You also stay flexible when dealing with customers. If you’re just starting up, you’re likely not in a position to dictate to your prospects, so you listen carefully and adjust as necessary to suit their needs.
Instead of setting up a physical location, you may create a makeshift office by patching together a home office or working out of a coffee shop.
All of this bootstrapping allows you to get your business off the ground on a shoestring budget. The problem is that being too flexible can start to become a liability. Your contract employees may have other clients and can’t be at your beck and call when you need them. Your customers may start to ask for so much customization that the only person in your company with the technical skills to fulfill their special requests is you. And, eventually, a customer will want to see where you work and may think less of you if your office is your car.
Flexibility, a prerequisite in the beginning, actually becomes a liability as you grow.
2. Thrift
If you’re self-financing your business, you have no choice but to make it profitable from day one. If it doesn’t make you money today, you don’t do it.

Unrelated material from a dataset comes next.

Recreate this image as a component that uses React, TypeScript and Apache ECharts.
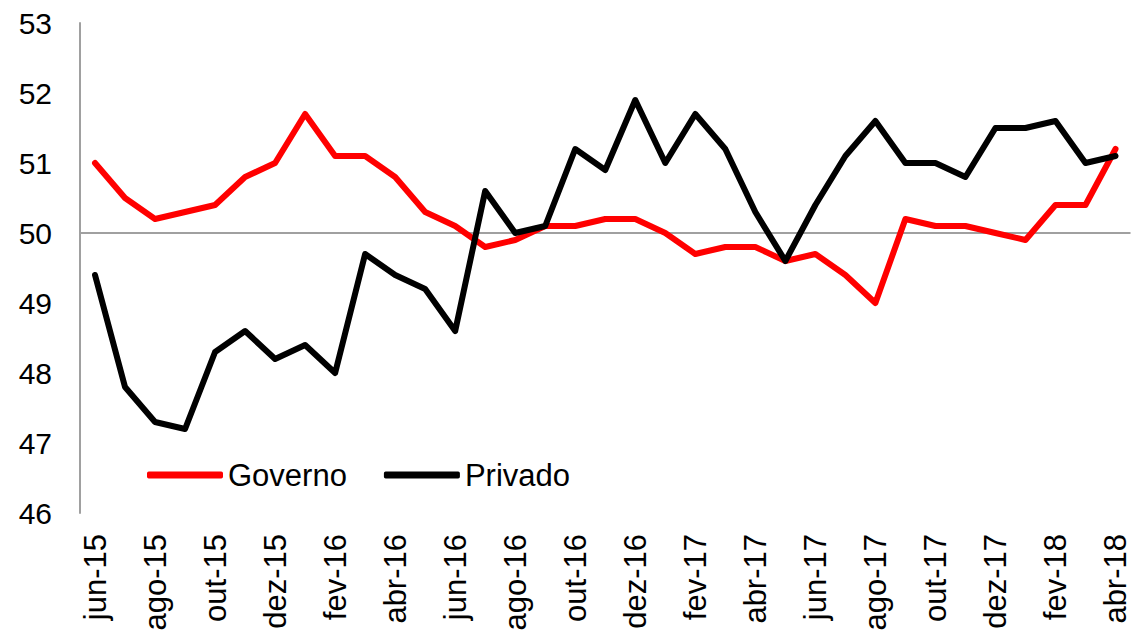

This discipline of getting an instant return on cash invested allows us to get a business off the ground. Still, the problem with fixating on immediate profit is that it can undermine your ability to grow.
For example, redesigning your website won’t make you more profitable this month, but it could be a necessary investment to attract larger contracts from more significant customers in the future.
It’s true that you should never overlook profitability entirely, but it is a good idea to place an equal emphasis on top and bottom-line results—even if the investment doesn’t pay off right away.
3. Self-reliance
With no money or people to delegate to, a new business owner gets things done on her own. Many of us grow to like the control of doing things our way and fear things might get messed up if we give them to someone else.
Since we can do every job in our company, we often just keep doing some things long after we should. But once you start generating more profit, a few extra bodies are necessary to ensure you’re managing your calendar appropriately and not wasting time.
If you’re not self-reliant in the early days, you won’t even get a business off the ground. But at some point, your inclination to roll up your sleeves and do it yourself can be what stops you from growing.
Overall, flexibility, thrift, and self-reliance are the essential ingredients of any start-up, and for your company to become a world-beater, you somehow have to unlearn those tendencies for a new set of skills.